Situated in his new job, with a boss and board members who were friendly to CSO, Ross used his “spare time” to develop a San Jose chapter. He met some young Catholic priests who, steeped in the social justice tradition of the church, wanted to help. Through them he met Cesar Chavez, who was initially uninterested in CSO, and Herman Gallegos. The two of them ran for the top two leadership posts in the newly forming CSO chapter, and were surprised that they beat more articulate opponents. They wanted to know from Ross why they won: “They won because they put in the work, Ross said. People saw them knocking on doors…Anyone can make a speech…For Gallegos, the episode was a classic example of Ross’s teaching style: use real-world experiences to help people draw conclusions. ‘These little lessons were very, very informative…This is how he nurtured us. Not by lecturing, but helping us to see for ourselves what made the difference.’”

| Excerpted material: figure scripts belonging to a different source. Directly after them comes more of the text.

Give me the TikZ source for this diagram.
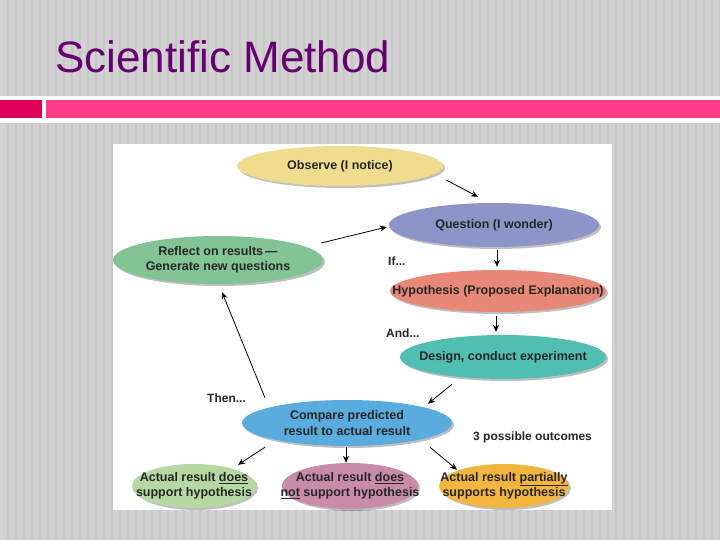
\documentclass[tikz,border=0pt]{standalone}
\usepackage{fontspec}
\setmainfont{Liberation Sans}
\usetikzlibrary{shapes.geometric,shadows,arrows.meta}

\definecolor{slidegray}{RGB}{210,210,210}
\definecolor{stripegray}{RGB}{198,198,198}
\definecolor{titlepurple}{RGB}{102,0,112}
\definecolor{barpink}{RGB}{255,60,138}
\definecolor{boxpink}{RGB}{224,0,90}
\definecolor{obsyellow}{RGB}{240,220,142}
\definecolor{quesblue}{RGB}{140,148,200}
\definecolor{refgreen}{RGB}{130,196,150}
\definecolor{hypred}{RGB}{232,136,120}
\definecolor{desteal}{RGB}{80,190,176}
\definecolor{cmpblue}{RGB}{90,172,222}
\definecolor{supgreen}{RGB}{182,216,162}
\definecolor{notmauve}{RGB}{200,140,168}
\definecolor{partorange}{RGB}{242,182,62}

\begin{document}
\begin{tikzpicture}[x=1pt, y=-1pt,
  bubble/.style={ellipse, inner xsep=-80pt, inner ysep=-20pt, align=center, text=black!85,
    font=\fontsize{12.5}{15.5}\selectfont\bfseries,
    drop shadow={shadow xshift=2pt, shadow yshift=-2pt, opacity=.25, fill=black}},
  arr/.style={-{Stealth[length=7pt,width=6pt]}, line width=0.8pt, black},
  hint/.style={inner sep=0pt, text=black!85, font=\fontsize{12}{14}\selectfont\bfseries}]
  \useasboundingbox (0,0) rectangle (720,540);

  % Slide background with stripes
  \fill[slidegray] (0,0) rectangle (720,540);
  \foreach \sx in {7,15,...,719}
    \fill[stripegray] (\sx,0) rectangle +(2,540);

  % Title and bar
  \node[anchor=base west, inner sep=0pt, text=titlepurple,
        font=\fontsize{44}{44}\selectfont] (title) at (55,73) {Scientific Method};
  \fill[white] (0,96.5) rectangle (720,123);
  \fill[boxpink] (0,100) rectangle (42,118);
  \fill[barpink] (46,100) rectangle (720,118);

  % Picture panel
  \fill[white] (113,144) rectangle (612,510);

  % Steps
  \node[bubble, fill=obsyellow, minimum width=206, minimum height=40] (obs) at (340,166) {Observe (I notice)};
  \node[bubble, fill=quesblue, minimum width=210, minimum height=44] (ques) at (494,225) {Question (I wonder)};
  \node[bubble, fill=refgreen, minimum width=210, minimum height=48] (refl) at (218,260) {Reflect on results\,—\\Generate new questions};
  \node[bubble, fill=hypred, minimum width=216, minimum height=42] (hyp) at (498,291) {Hypothesis (Proposed Explanation)};
  \node[bubble, fill=desteal, minimum width=206, minimum height=44] (des) at (503,357) {Design, conduct experiment};
  \node[bubble, fill=cmpblue, minimum width=210, minimum height=46] (cmp) at (347,423) {Compare predicted\\result to actual result};

  % Outcomes
  \node[bubble, fill=supgreen, minimum width=124, minimum height=44] (sup) at (194,486) {Actual result \underline{does}\\support hypothesis};
  \node[bubble, fill=notmauve, minimum width=136, minimum height=46] (nsup) at (350,486) {Actual result \underline{does}\\\underline{not} support hypothesis};
  \node[bubble, fill=partorange, minimum width=130, minimum height=44] (part) at (504,486) {Actual result \underline{partially}\\supports hypothesis};

  % Side notes
  \node[hint, anchor=west] (ifnote) at (388,261) {If...};
  \node[hint, anchor=west] (andnote) at (386,333) {And...};
  \node[hint, anchor=west] (thennote) at (207,398) {Then...};
  \node[hint, anchor=west] (outnote) at (473,437) {3 possible outcomes};

  % Connectors
  \draw[arr] ([shift={(3,14)}]obs.east) -- ([shift={(-16,-6)}]ques.north);
  \draw[arr] ([shift={(-2,-17)}]refl.east) -- ([shift={(-2,2)}]ques.west);
  \draw[arr] ([shift={(3,3)}]ques.south) -- ([shift={(-1,-3)}]hyp.north);
  \draw[arr] ([shift={(-2,4)}]hyp.south) -- ([shift={(-7,-3)}]des.north);
  \draw[arr] ([shift={(-51,5)}]des.south) -- ([shift={(81,4)}]cmp.north);
  \draw[arr] ([shift={(-82,-2)}]cmp.north) -- ([shift={(4,8)}]refl.south);
  \draw[arr] ([shift={(-82,1)}]cmp.south) -- ([shift={(44,1)}]sup.north);
  \draw[arr] ([shift={(-1,1)}]cmp.south) -- ([shift={(-4,0)}]nsup.north);
  \draw[arr] ([shift={(83,1)}]cmp.south) -- ([shift={(-47,6)}]part.north);
\end{tikzpicture}
\end{document}
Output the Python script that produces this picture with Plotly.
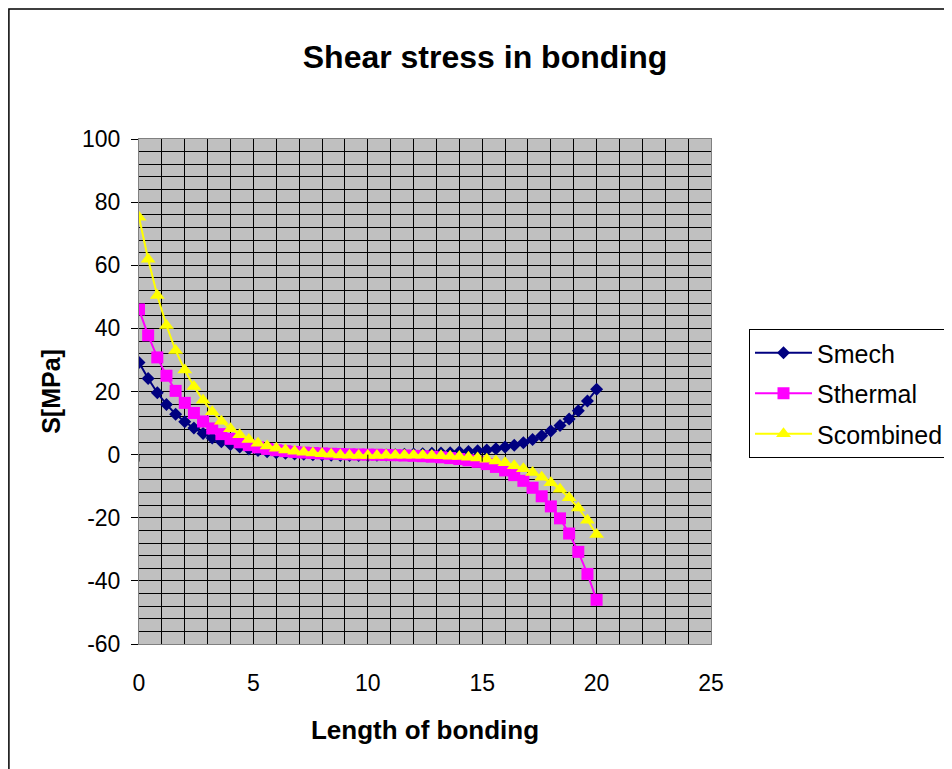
import plotly.graph_objects as go

x_len = [0, 0.4, 0.8, 1.2, 1.6, 2.0, 2.4, 2.8, 3.2, 3.6, 4.0, 4.4, 4.8, 5.2, 5.6, 6.0, 6.4, 6.8,
         7.2, 7.6, 8.0, 8.4, 8.8, 9.2, 9.6, 10.0, 10.4, 10.8, 11.2, 11.6, 12.0, 12.4, 12.8, 13.2,
         13.6, 14.0, 14.4, 14.8, 15.2, 15.6, 16.0, 16.4, 16.8, 17.2, 17.6, 18.0, 18.4, 18.8, 19.2,
         19.6, 20.0]

s_mech = [29.2, 24.1, 19.6, 15.9, 12.8, 10.4, 8.4, 6.7, 5.3, 4.1, 3.2, 2.4, 1.8, 1.3, 0.9, 0.6,
          0.4, 0.2, 0.1, 0.0, -0.1, -0.2, -0.3, -0.3, -0.3, -0.3, -0.2, -0.1, 0.0, 0.1, 0.2, 0.3,
          0.4, 0.5, 0.6, 0.8, 1.0, 1.2, 1.5, 1.9, 2.4, 3.0, 3.8, 4.8, 6.0, 7.5, 9.2, 11.3, 13.9,
          17.0, 20.7]

s_thermal = [46.0, 37.8, 30.8, 25.0, 20.2, 16.4, 13.2, 10.5, 8.3, 6.5, 5.0, 3.9, 3.0, 2.3, 1.8,
             1.4, 1.1, 0.85, 0.65, 0.5, 0.38, 0.28, 0.19, 0.1, 0.04, 0.0, -0.04, -0.1, -0.19,
             -0.28, -0.38, -0.5, -0.65, -0.85, -1.1, -1.4, -1.8, -2.3, -3.0, -3.9, -5.0, -6.5,
             -8.3, -10.5, -13.2, -16.4, -20.2, -25.0, -30.8, -37.8, -46.0]

s_combined = [75.2, 61.9, 50.4, 40.9, 33.0, 26.8, 21.6, 17.2, 13.6, 10.6, 8.2, 6.3, 4.8, 3.6,
              2.7, 2.0, 1.5, 1.05, 0.75, 0.5, 0.28, 0.08, -0.11, -0.2, -0.26, -0.3, -0.24, -0.2,
              -0.19, -0.18, -0.18, -0.2, -0.25, -0.35, -0.5, -0.6, -0.8, -1.1, -1.5, -2.0, -2.6,
              -3.5, -4.5, -5.7, -7.2, -8.9, -11.0, -13.7, -16.9, -20.8, -25.3]

series_names = ["Smech", "Sthermal", "Scombined"]
x_ticks = [0, 5, 10, 15, 20, 25]
x_ticktext = ["0", "5", "10", "15", "20", "25"]
y_ticks = [100, 80, 60, 40, 20, 0, -20, -40, -60]
y_ticktext = ["100", "80", "60", "40", "20", "0", "-20", "-40", "-60"]

FONT = "Liberation Sans, Arial, sans-serif"

fig = go.Figure()
styles = [
    dict(color="#000080", symbol="diamond", size=10),
    dict(color="#FF00FF", symbol="square", size=12),
    dict(color="#FFFF00", symbol="triangle-up", size=13),
]
for name, ys, st in zip(series_names, [s_mech, s_thermal, s_combined], styles):
    fig.add_trace(go.Scatter(
        x=x_len, y=ys, name=name, mode="lines+markers", legendgroup=name,
        line=dict(color=st["color"], width=2),
        marker=dict(color=st["color"], symbol=st["symbol"], size=st["size"], line=dict(width=0)),
    ))

# small x tick marks on the horizontal axis crossing at y = 0
for xv in x_ticks:
    fig.add_shape(type="line", xref="x", yref="y", x0=xv, x1=xv, y0=0, y1=-7,
                  ysizemode="pixel", yanchor=0,
                  line=dict(color="black", width=1), layer="above")

# outer chart border
fig.add_shape(type="rect", xref="paper", yref="paper", x0=(0.9 - 131) / 572, x1=1.45, y0=-0.3,
              y1=(636 - 1) / 505,
              line=dict(color="black", width=1.5), fillcolor="rgba(0,0,0,0)", layer="below")

fig.update_layout(
    width=952, height=769,
    margin=dict(l=131, r=249, t=131, b=133, autoexpand=False),
    paper_bgcolor="white", plot_bgcolor="#C0C0C0",
    font=dict(family=FONT, color="black", size=23),
    title=dict(text="<b>Shear stress in bonding</b>", x=477 / 952, xref="container", xanchor="center",
               y=1 - 49 / 769, yref="container", yanchor="middle",
               font=dict(family=FONT, size=32, color="black")),
    legend=dict(x=(749 - 139) / 572, xanchor="left", y=(644 - 329) / 505, yanchor="top",
                bordercolor="black", borderwidth=1, bgcolor="white",
                font=dict(family=FONT, size=25, color="black"),
                tracegroupgap=5, itemwidth=57),
    showlegend=True,
)

fig.update_xaxes(
    range=[0, 25], tickvals=x_ticks, ticktext=x_ticktext, ticks="", showgrid=True,
    gridcolor="black", gridwidth=1,
    minor=dict(dtick=1, showgrid=True, gridcolor="black", gridwidth=1, ticks=""),
    showline=True, linecolor="#808080", linewidth=1, mirror=True, zeroline=False,
    ticklabelstandoff=18,
    title=dict(text="<b>Length of bonding</b>", standoff=26,
               font=dict(family=FONT, size=26, color="black")),
)
fig.update_yaxes(
    range=[-60, 100], tickvals=y_ticks, ticktext=y_ticktext, ticks="outside", ticklen=7,
    tickcolor="black", showgrid=True, gridcolor="black", gridwidth=1,
    minor=dict(dtick=4, tick0=0, showgrid=True, gridcolor="black", gridwidth=1, ticks=""),
    showline=True, linecolor="#808080", linewidth=1, mirror=True,
    zeroline=True, zerolinecolor="black", zerolinewidth=1,
    ticklabelstandoff=6,
    title=dict(text="<b>S[MPa]</b>", standoff=14,
               font=dict(family=FONT, size=25, color="black")),
)

fig.write_html("out.html")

His trip north also led Ross to Josephine Duvenek, a wealthy Boston Brahmin, now active in the American Friends [Quakers] Service Committee, and one of the exceptions to the general wealthy donor rule noted above. As both his board chair and personal supporter, she raised money to keep him going. Then he struck gold as the result of Alinsky connecting with another wealthy angel for social and economic justice and small “d” democracy. The Emil Schwartzhaupt Foundation gave IAF $150,000 (which over the decade turned into $500,000—more than $4 million in today’s dollars), which Alinsky spent on Ross and CSO. Alinsky wrote Ross, “This action has been taken because of my personal and complete confidence, not only in your ability in the area of organization (which I regard as tops) but also in your character, intelligence and ideals…[CSO] might well be one of the most significant organizational programs in the nation. I believe that I am not overstating the fact.”